Cloud Modernization

The Azure to AWS Migration Playbook

Author: Focus20 Cloud Architecture Team
Focus: EKS, .NET Core, Aurora PostgreSQL, Zero-Downtime
Read Time: 15 Min

Migrating a mission-critical, multi-tenant enterprise application from Azure App Services to Amazon EKS isn't just a lift-and-shift—it's an opportunity for deep architectural modernization. At Focus20, we execute these migrations with zero downtime, shifting from fragile monoliths to agile, isolated microservices while driving down total cost of ownership by up to 45%.

1. The Legacy Azure Architecture

Many enterprise applications built in the mid-2010s share a similar evolutionary footprint. In this specific playbook, we address a common scenario: a massive .NET Framework monolith hosted on Azure App Services, utilizing Azure SQL Database (elastic pools), and Blob Storage for document retention.

The primary pain points driving the migration typically involve scale limitations. As multi-tenant data sets grow, Azure App Services often suffer from "noisy neighbor" problems during peak traffic hours, and Azure SQL Elastic Pools can become prohibitively expensive at high DTU thresholds. Furthermore, deploying a massive monolith means an hour-long CI/CD pipeline and frequent rollback catastrophes.

The Goal

Strangler Fig Modernization

We do not pause feature development for a 6-month big bang rewrite. We migrate incrementally. We route traffic dynamically, peeling off specific high-compute endpoints into containerized microservices hosted on AWS EKS, while leaving the legacy monolithic core running until it handles 0% of traffic.

2. Modernizing the Core to .NET 8 / Core

Before migrating the compute workloads, the .NET Framework codebase (often 4.7.2 or 4.8) must be upgraded. While AWS natively supports .NET Framework on Windows EC2 containers, running Windows containers on EKS carries significant licensing costs and image size penalties overhead.

By utilizing tools like AWS Porting Assistant for .NET and Microsoft's Upgrade Assistant, we systematically refactor the application to .NET 8, allowing the application to be completely cross-platform. This unlocks the ability to build Linux Alpine-based Docker images, reducing the image size from 6GB+ down to ~150MB, significantly accelerating EKS pod horizontal scaling times.
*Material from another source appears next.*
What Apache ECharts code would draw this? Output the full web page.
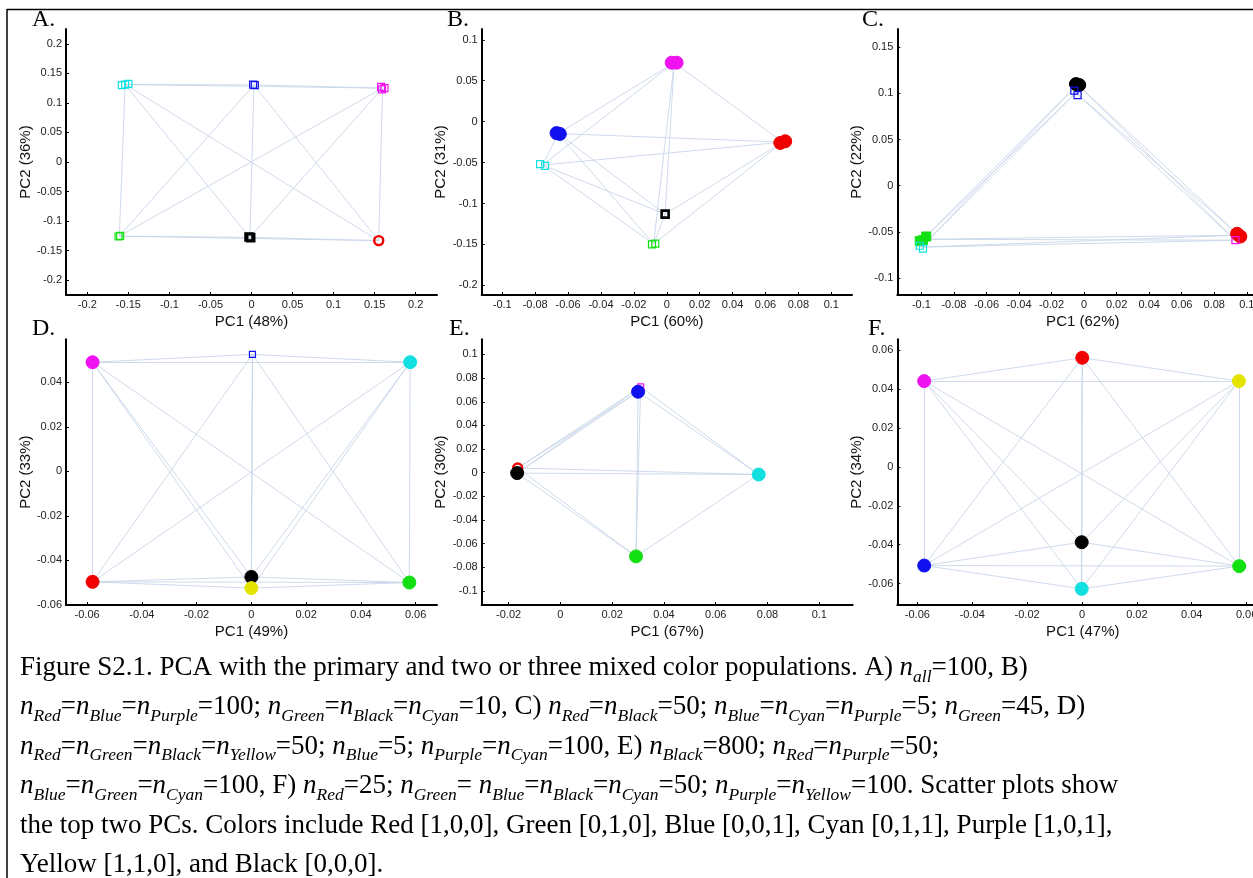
<!DOCTYPE html>
<html><head><meta charset="utf-8">
<script src="https://cdn.jsdelivr.net/npm/echarts@6/dist/echarts.min.js"></script>
<style>html,body{margin:0;padding:0;background:#fff}#c{width:1253px;height:878px}</style>
</head><body><div id="c"></div>
<script>
// ---------- DATA ----------
const A_colors = ['Cyan','Blue','Purple','Green','Black','Red'];
const A_pc1 = [[-0.158,-0.154,-0.150],[0.002,0.004],[0.158,0.162,0.159],[-0.162,-0.160],[-0.003,-0.001],[0.155]];
const A_pc2 = [[0.130,0.131,0.132],[0.131,0.130],[0.127,0.125,0.123],[-0.126,-0.125],[-0.127,-0.128],[-0.133]];
const A_xticks = [-0.2,-0.15,-0.1,-0.05,0,0.05,0.1,0.15,0.2];
const A_yticks = [-0.2,-0.15,-0.1,-0.05,0,0.05,0.1,0.15,0.2];

const B_colors = ['Purple','Red','Blue','Cyan','Black','Green'];
const B_pc1 = [[0.003,0.006],[0.069,0.072],[-0.067,-0.065],[-0.077,-0.074],[-0.001],[-0.009,-0.007]];
const B_pc2 = [[0.072,0.072],[-0.026,-0.024],[-0.014,-0.015],[-0.052,-0.054],[-0.113],[-0.150,-0.149]];
const B_xticks = [-0.1,-0.08,-0.06,-0.04,-0.02,0,0.02,0.04,0.06,0.08,0.1];
const B_yticks = [-0.2,-0.15,-0.1,-0.05,0,0.05,0.1];

const C_colors = ['Black','Blue','Red','Purple','Green','Cyan'];
const C_pc1 = [[-0.005,-0.003],[-0.006,-0.004],[0.094,0.096],[0.093],[-0.101,-0.099,-0.097],[-0.101,-0.099]];
const C_pc2 = [[0.110,0.109],[0.103,0.098],[-0.052,-0.055],[-0.059],[-0.060,-0.059,-0.055],[-0.065,-0.068]];
const C_xticks = [-0.1,-0.08,-0.06,-0.04,-0.02,0,0.02,0.04,0.06,0.08,0.1];
const C_yticks = [-0.1,-0.05,0,0.05,0.1,0.15];

const D_colors = ['Purple','Blue','Cyan','Red','Black','Yellow','Green'];
const D_pc1 = [[-0.058],[0.0004],[0.058],[-0.058],[0.0],[0.0],[0.0577]];
const D_pc2 = [[0.049],[0.0525],[0.049],[-0.0497],[-0.0475],[-0.0525],[-0.050]];
const D_xticks = [-0.06,-0.04,-0.02,0,0.02,0.04,0.06];
const D_yticks = [-0.06,-0.04,-0.02,0,0.02,0.04];

const E_colors = ['Purple','Blue','Red','Black','Cyan','Green'];
const E_pc1 = [[0.031],[0.030],[-0.0165],[-0.0167],[0.0766],[0.0292]];
const E_pc2 = [[0.0725],[0.0685],[0.004],[-0.0003],[-0.0015],[-0.0707]];
const E_xticks = [-0.02,0,0.02,0.04,0.06,0.08,0.1];
const E_yticks = [-0.1,-0.08,-0.06,-0.04,-0.02,0,0.02,0.04,0.06,0.08,0.1];

const F_colors = ['Red','Purple','Yellow','Black','Blue','Cyan','Green'];
const F_pc1 = [[0.0001],[-0.0575],[0.0572],[-0.0001],[-0.0575],[-0.0001],[0.0573]];
const F_pc2 = [[0.0562],[0.0442],[0.0442],[-0.0387],[-0.0507],[-0.0627],[-0.051]];
const F_xticks = [-0.06,-0.04,-0.02,0,0.02,0.04,0.06];
const F_yticks = [-0.06,-0.04,-0.02,0,0.02,0.04,0.06];

const xNames = ['PC1 (48%)','PC1 (60%)','PC1 (62%)','PC1 (49%)','PC1 (67%)','PC1 (47%)'];
const yNames = ['PC2 (36%)','PC2 (31%)','PC2 (22%)','PC2 (33%)','PC2 (30%)','PC2 (34%)'];
const letters = ['A.','B.','C.','D.','E.','F.'];

// ---------- STYLES / LAYOUT ----------
const colorHex = {Red:'#f00000',Green:'#12e012',Blue:'#1010f0',Cyan:'#12e0e0',Purple:'#f012f0',Yellow:'#e4e400',Black:'#000000'};
const markA = ['sq','sq','sq','sq','sqb','circ'];
const markB = ['blob','blob','blob','sq','sqb','sq'];
const markC = ['blob','sq','blob','sq','sqf','sq'];
const markD = ['blob','sqs','blob','blob','blob','blob','blob'];
const markE = ['sqs','blob','circ','blob','blob','blob'];
const markF = ['blob','blob','blob','blob','blob','blob','blob'];

const panels = [
  {c:A_colors,x:A_pc1,y:A_pc2,xt:A_xticks,yt:A_yticks,m:markA,xr:[-0.226,0.226],yr:[-0.225,0.225],g:[66,29,371,266]},
  {c:B_colors,x:B_pc1,y:B_pc2,xt:B_xticks,yt:B_yticks,m:markB,xr:[-0.1125,0.1126],yr:[-0.2118,0.1132],g:[481.7,29,370.3,266]},
  {c:C_colors,x:C_pc1,y:C_pc2,xt:C_xticks,yt:C_yticks,m:markC,xr:[-0.1148,0.1132],yr:[-0.1183,0.1696],g:[897.3,29,371,266]},
  {c:D_colors,x:D_pc1,y:D_pc2,xt:D_xticks,yt:D_yticks,m:markD,xr:[-0.0677,0.0678],yr:[-0.0601,0.0593],g:[66,339.3,371,265.7]},
  {c:E_colors,x:E_pc1,y:E_pc2,xt:E_xticks,yt:E_yticks,m:markE,xr:[-0.0304,0.1129],yr:[-0.1118,0.1128],g:[481.7,339.3,371,265.7]},
  {c:F_colors,x:F_pc1,y:F_pc2,xt:F_xticks,yt:F_yticks,m:markF,xr:[-0.0673,0.0679],yr:[-0.0710,0.0657],g:[897.3,339.3,371,265.7]}
];
const letterPos = [[32,20],[447,20],[862,20],[32,329],[449,329],[868,329]];

const markStyle = {
  sq:  {symbol:'rect',size:7,fill:false,bw:1.2},
  sqs: {symbol:'rect',size:6,fill:false,bw:1.2},
  sqb: {symbol:'rect',size:7,fill:false,bw:2.6},
  sqf: {symbol:'rect',size:9,fill:true,bw:1},
  circ:{symbol:'circle',size:9,fill:false,bw:2.4},
  blob:{symbol:'circle',size:13,fill:true,bw:1}
};

const fmt = v => String(+(+v).toFixed(4));
const grids=[], xAxes=[], yAxes=[], series=[];
panels.forEach((p,i)=>{
  grids.push({left:p.g[0],top:p.g[1],width:p.g[2],height:p.g[3],containLabel:false,outerBoundsMode:'none'});
  const axCommon = {
    type:'value', gridIndex:i, splitLine:{show:false},
    axisLine:{show:true,onZero:false,lineStyle:{color:'#000',width:2}},
    axisTick:{show:true,inside:true,length:3,lineStyle:{color:'#000',width:1}},
    axisLabel:{show:true,margin:4,color:'#222',fontSize:11,fontFamily:'Liberation Sans, Arial',formatter:fmt},
    nameLocation:'middle',
    nameTextStyle:{fontSize:15,color:'#111',fontFamily:'Liberation Sans, Arial'}
  };
  xAxes.push(Object.assign({},axCommon,{
    min:p.xr[0],max:p.xr[1],name:xNames[i],nameGap:19,
    axisTick:Object.assign({},axCommon.axisTick,{customValues:p.xt}),
    axisLabel:Object.assign({},axCommon.axisLabel,{customValues:p.xt})
  }));
  yAxes.push(Object.assign({},axCommon,{
    min:p.yr[0],max:p.yr[1],name:yNames[i],nameGap:31,
    axisTick:Object.assign({},axCommon.axisTick,{customValues:p.yt}),
    axisLabel:Object.assign({},axCommon.axisLabel,{customValues:p.yt})
  }));
  const centers = p.c.map((_,k)=>{
    const xs=p.x[k], ys=p.y[k];
    return [xs.reduce((a,b)=>a+b,0)/xs.length, ys.reduce((a,b)=>a+b,0)/ys.length];
  });
  const links=[];
  for(let a=0;a<centers.length;a++) for(let b=a+1;b<centers.length;b++) links.push({coords:[centers[a],centers[b]]});
  series.push({type:'lines',coordinateSystem:'cartesian2d',xAxisIndex:i,yAxisIndex:i,silent:true,z:1,
    lineStyle:{color:'#c9d6e9',width:1,opacity:0.9,curveness:0},data:links});
  p.c.forEach((col,k)=>{
    const ms = markStyle[p.m[k]];
    const pts = p.x[k].map((xv,j)=>[xv,p.y[k][j]]);
    series.push({type:'scatter',xAxisIndex:i,yAxisIndex:i,z:3,silent:true,
      symbol:ms.symbol,symbolSize:ms.size,
      itemStyle:{color:ms.fill?colorHex[col]:'rgba(255,255,255,0)',borderColor:colorHex[col],borderWidth:ms.bw,opacity:1},
      data:pts});
  });
});

// caption
const capLines = [
  'Figure S2.1. PCA with the primary and two or three mixed color populations. A) {n|n}{s|all}=100, B)',
  '{n|n}{s|Red}={n|n}{s|Blue}={n|n}{s|Purple}=100; {n|n}{s|Green}={n|n}{s|Black}={n|n}{s|Cyan}=10, C) {n|n}{s|Red}={n|n}{s|Black}=50; {n|n}{s|Blue}={n|n}{s|Cyan}={n|n}{s|Purple}=5; {n|n}{s|Green}=45, D)',
  '{n|n}{s|Red}={n|n}{s|Green}={n|n}{s|Black}={n|n}{s|Yellow}=50; {n|n}{s|Blue}=5; {n|n}{s|Purple}={n|n}{s|Cyan}=100, E) {n|n}{s|Black}=800; {n|n}{s|Red}={n|n}{s|Purple}=50;',
  '{n|n}{s|Blue}={n|n}{s|Green}={n|n}{s|Cyan}=100, F) {n|n}{s|Red}=25; {n|n}{s|Green}= {n|n}{s|Blue}={n|n}{s|Black}={n|n}{s|Cyan}=50; {n|n}{s|Purple}={n|n}{s|Yellow}=100. Scatter plots show',
  'the top two PCs. Colors include Red [1,0,0], Green [0,1,0], Blue [0,0,1], Cyan [0,1,1], Purple [1,0,1],',
  'Yellow [1,1,0], and Black [0,0,0].'
];
const serif = 'Liberation Serif, Times New Roman, serif';
const graphics = [];
capLines.forEach((t,i)=>{
  graphics.push({type:'text',left:20,top:650+i*39.4,silent:true,
    style:{text:t,fontFamily:serif,fontSize:27,fill:'#000',lineHeight:36,
      rich:{n:{fontFamily:serif,fontSize:27,fontStyle:'italic',lineHeight:36},
            s:{fontFamily:serif,fontSize:17.5,fontStyle:'italic',lineHeight:24,verticalAlign:'bottom'}}}});
});
letters.forEach((l,i)=>{
  graphics.push({type:'text',x:letterPos[i][0],y:letterPos[i][1],silent:true,
    style:{text:l,fontFamily:serif,fontSize:24,fill:'#000',verticalAlign:'middle',align:'left'}});
});
graphics.push({type:'line',silent:true,shape:{x1:7,y1:9.5,x2:1253,y2:9.5},style:{stroke:'#000',lineWidth:1.5}});
graphics.push({type:'line',silent:true,shape:{x1:7,y1:9,x2:7,y2:878},style:{stroke:'#000',lineWidth:1.5}});

const chart = echarts.init(document.getElementById('c'),null,{renderer:'canvas'});
chart.setOption({animation:false,backgroundColor:'#fff',grid:grids,xAxis:xAxes,yAxis:yAxes,series:series,graphic:graphics});
</script></body></html>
3. Target AWS Architecture: The EKS Plane

Our target architecture on AWS revolves around Kubernetes (EKS) for unparalleled orchestration. EKS allows us to precisely allocate CPU/RAM requests per microservice and utilize Karpenter for lightning-fast Node autoscaling when traffic spikes.

graph TD R53[Route 53 DNS] --> ALB[Application Load Balancer] ALB -->|/api/v1/legacy| AZURE[Azure App Services] ALB -->|/api/v2/*| EKS[Amazon EKS Cluster] subgraph "AWS VPC" EKS --> SVC1[.NET 8 Service A] EKS --> SVC2[.NET 8 Service B] EKS --> REDIS[ElastiCache Redis] SVC1 --> RDS[(Aurora PostgreSQL)] SVC2 --> RDS end

In the diagram above, an AWS Application Load Balancer (ALB) acts as the routing layer for the Strangler pattern. By manipulating listener rules, we route specific API paths incrementally to the newly containerized EKS services. If an error rate spikes on a new endpoint, we simply toggle the ALB rule back to the Azure endpoint—instant rollback.
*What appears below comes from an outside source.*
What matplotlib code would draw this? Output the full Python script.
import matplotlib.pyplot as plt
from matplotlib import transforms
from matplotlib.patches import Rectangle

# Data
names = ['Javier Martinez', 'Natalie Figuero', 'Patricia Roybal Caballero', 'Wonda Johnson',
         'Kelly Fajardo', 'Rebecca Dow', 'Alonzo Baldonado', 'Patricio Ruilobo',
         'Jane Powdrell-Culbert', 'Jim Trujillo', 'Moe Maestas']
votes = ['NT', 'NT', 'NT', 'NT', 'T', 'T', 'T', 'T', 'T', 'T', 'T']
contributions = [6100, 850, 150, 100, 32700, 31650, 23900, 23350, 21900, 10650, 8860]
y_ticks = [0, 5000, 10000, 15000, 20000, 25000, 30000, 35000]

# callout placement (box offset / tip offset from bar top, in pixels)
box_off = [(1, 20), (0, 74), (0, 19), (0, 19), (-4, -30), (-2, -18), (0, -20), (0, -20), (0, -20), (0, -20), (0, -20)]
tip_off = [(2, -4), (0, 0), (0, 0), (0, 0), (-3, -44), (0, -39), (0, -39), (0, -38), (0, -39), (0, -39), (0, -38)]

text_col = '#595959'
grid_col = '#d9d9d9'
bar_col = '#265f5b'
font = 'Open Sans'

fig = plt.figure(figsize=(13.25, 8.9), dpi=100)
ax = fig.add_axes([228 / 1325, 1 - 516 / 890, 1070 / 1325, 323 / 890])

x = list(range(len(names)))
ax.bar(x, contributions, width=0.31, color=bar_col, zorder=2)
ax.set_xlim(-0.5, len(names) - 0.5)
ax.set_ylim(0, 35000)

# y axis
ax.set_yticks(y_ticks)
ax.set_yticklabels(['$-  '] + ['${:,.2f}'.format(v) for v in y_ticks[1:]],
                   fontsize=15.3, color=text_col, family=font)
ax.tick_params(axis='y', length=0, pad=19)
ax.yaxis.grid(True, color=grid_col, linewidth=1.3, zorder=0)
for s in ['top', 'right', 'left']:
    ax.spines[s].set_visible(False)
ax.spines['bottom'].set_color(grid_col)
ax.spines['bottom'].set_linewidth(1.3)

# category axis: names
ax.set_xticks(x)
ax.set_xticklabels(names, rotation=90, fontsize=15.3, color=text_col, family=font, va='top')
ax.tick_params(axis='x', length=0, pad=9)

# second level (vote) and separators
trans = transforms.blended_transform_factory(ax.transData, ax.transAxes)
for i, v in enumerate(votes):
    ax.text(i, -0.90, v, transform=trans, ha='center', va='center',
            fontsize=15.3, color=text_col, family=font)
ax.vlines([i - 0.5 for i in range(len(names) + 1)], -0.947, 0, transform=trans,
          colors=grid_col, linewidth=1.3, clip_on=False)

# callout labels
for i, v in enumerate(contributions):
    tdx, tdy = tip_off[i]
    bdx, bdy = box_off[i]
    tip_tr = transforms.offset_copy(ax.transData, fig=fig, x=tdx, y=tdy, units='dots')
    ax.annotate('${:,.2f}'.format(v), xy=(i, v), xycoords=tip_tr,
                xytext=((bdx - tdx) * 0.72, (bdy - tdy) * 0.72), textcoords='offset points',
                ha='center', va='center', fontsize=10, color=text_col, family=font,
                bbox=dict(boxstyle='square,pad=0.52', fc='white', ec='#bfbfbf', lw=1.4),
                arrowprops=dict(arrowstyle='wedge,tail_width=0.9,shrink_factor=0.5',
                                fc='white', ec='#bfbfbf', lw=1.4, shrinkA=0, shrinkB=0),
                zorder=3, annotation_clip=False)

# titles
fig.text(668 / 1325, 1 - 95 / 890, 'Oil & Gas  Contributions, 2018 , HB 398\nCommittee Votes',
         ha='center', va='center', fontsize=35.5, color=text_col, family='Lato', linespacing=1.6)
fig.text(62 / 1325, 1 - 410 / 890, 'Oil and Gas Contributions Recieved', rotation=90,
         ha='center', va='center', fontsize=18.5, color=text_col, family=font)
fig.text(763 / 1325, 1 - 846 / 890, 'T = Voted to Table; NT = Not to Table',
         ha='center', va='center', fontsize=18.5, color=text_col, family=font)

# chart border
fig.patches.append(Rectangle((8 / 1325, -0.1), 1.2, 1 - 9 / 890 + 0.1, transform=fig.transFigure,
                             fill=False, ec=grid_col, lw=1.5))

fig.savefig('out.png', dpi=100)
4. Database Migration: Azure SQL to Amazon Aurora

Data gravity is the hardest challenge in multi-cloud migration. We strictly avoid bulk exports which require massive downtime windows.

Instead, we utilize the AWS Database Migration Service (DMS). We establish an IPsec VPN tunnel between the Azure VNet and the AWS VPC. DMS connects directly to the Azure SQL instance, performs an initial full load to Amazon Aurora, and then spins up Change Data Capture (CDC) listening to the SQL Server transaction logs.
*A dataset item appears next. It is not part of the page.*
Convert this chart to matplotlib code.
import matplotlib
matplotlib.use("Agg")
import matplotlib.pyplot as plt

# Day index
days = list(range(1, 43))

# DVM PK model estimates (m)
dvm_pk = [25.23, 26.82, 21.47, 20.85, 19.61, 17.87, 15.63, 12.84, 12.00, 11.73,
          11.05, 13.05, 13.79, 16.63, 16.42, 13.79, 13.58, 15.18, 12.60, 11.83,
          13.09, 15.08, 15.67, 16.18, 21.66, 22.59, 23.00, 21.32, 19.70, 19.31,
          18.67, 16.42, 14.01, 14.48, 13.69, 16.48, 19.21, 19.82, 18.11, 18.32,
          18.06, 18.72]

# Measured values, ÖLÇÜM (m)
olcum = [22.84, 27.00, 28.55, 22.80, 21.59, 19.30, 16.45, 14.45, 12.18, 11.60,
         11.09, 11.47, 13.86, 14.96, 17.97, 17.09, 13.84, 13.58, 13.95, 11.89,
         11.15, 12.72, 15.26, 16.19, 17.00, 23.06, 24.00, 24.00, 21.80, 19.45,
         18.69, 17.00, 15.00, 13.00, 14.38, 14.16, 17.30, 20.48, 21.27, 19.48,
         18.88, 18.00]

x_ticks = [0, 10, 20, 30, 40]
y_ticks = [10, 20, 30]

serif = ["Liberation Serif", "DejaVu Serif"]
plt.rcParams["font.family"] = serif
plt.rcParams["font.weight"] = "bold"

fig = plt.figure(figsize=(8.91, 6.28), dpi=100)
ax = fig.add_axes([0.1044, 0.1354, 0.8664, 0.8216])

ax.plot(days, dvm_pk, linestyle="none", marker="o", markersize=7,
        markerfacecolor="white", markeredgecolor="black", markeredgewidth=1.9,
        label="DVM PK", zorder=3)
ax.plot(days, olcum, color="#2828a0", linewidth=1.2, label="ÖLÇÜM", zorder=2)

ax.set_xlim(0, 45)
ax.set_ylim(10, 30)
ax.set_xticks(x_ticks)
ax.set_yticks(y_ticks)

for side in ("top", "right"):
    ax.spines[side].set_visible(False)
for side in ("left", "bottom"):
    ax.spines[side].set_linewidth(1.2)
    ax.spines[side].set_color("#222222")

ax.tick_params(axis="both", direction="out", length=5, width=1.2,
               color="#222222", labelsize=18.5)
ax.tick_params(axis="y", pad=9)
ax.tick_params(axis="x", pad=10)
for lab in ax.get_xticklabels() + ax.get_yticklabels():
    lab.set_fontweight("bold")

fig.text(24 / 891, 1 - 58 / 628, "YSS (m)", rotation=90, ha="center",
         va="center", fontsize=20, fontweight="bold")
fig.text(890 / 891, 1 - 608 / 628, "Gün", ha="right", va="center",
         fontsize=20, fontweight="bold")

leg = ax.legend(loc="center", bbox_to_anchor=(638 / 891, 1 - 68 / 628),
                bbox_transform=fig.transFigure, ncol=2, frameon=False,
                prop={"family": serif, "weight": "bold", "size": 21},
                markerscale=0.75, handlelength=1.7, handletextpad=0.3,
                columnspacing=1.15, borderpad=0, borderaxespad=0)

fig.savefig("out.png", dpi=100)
// AWS DMS CDC Replication State
Source: Azure SQL (Primary)
Target: Amazon Aurora PostgreSQL (Replica)
Replication Lag: 112ms
State: ONGOING_REPLICATION

With CDC actively mirroring every insert/update in near real-time, the data in AWS Aurora is continuously updated. When cutover day arrives, the "downtime" is simply halting writes on Azure, waiting ~100ms for the final logs to replicate, and pointing the Route53 DNS to the AWS ALB.

5. Securing the perimeter: Identity & Access

Multi-tenant SaaS products require strict logical isolation. In the legacy architecture, secrets were often stored in Azure Key Vault or worse, application settings. In the modernized EKS environment, we rely on IAM Roles for Service Accounts (IRSA).

Instead of injecting AWS credentials directly into the .NET containers, we associate an AWS IAM Role directly with the Kubernetes Service Account. The .NET pods transparently request temporary credential tokens from the AWS metadata service.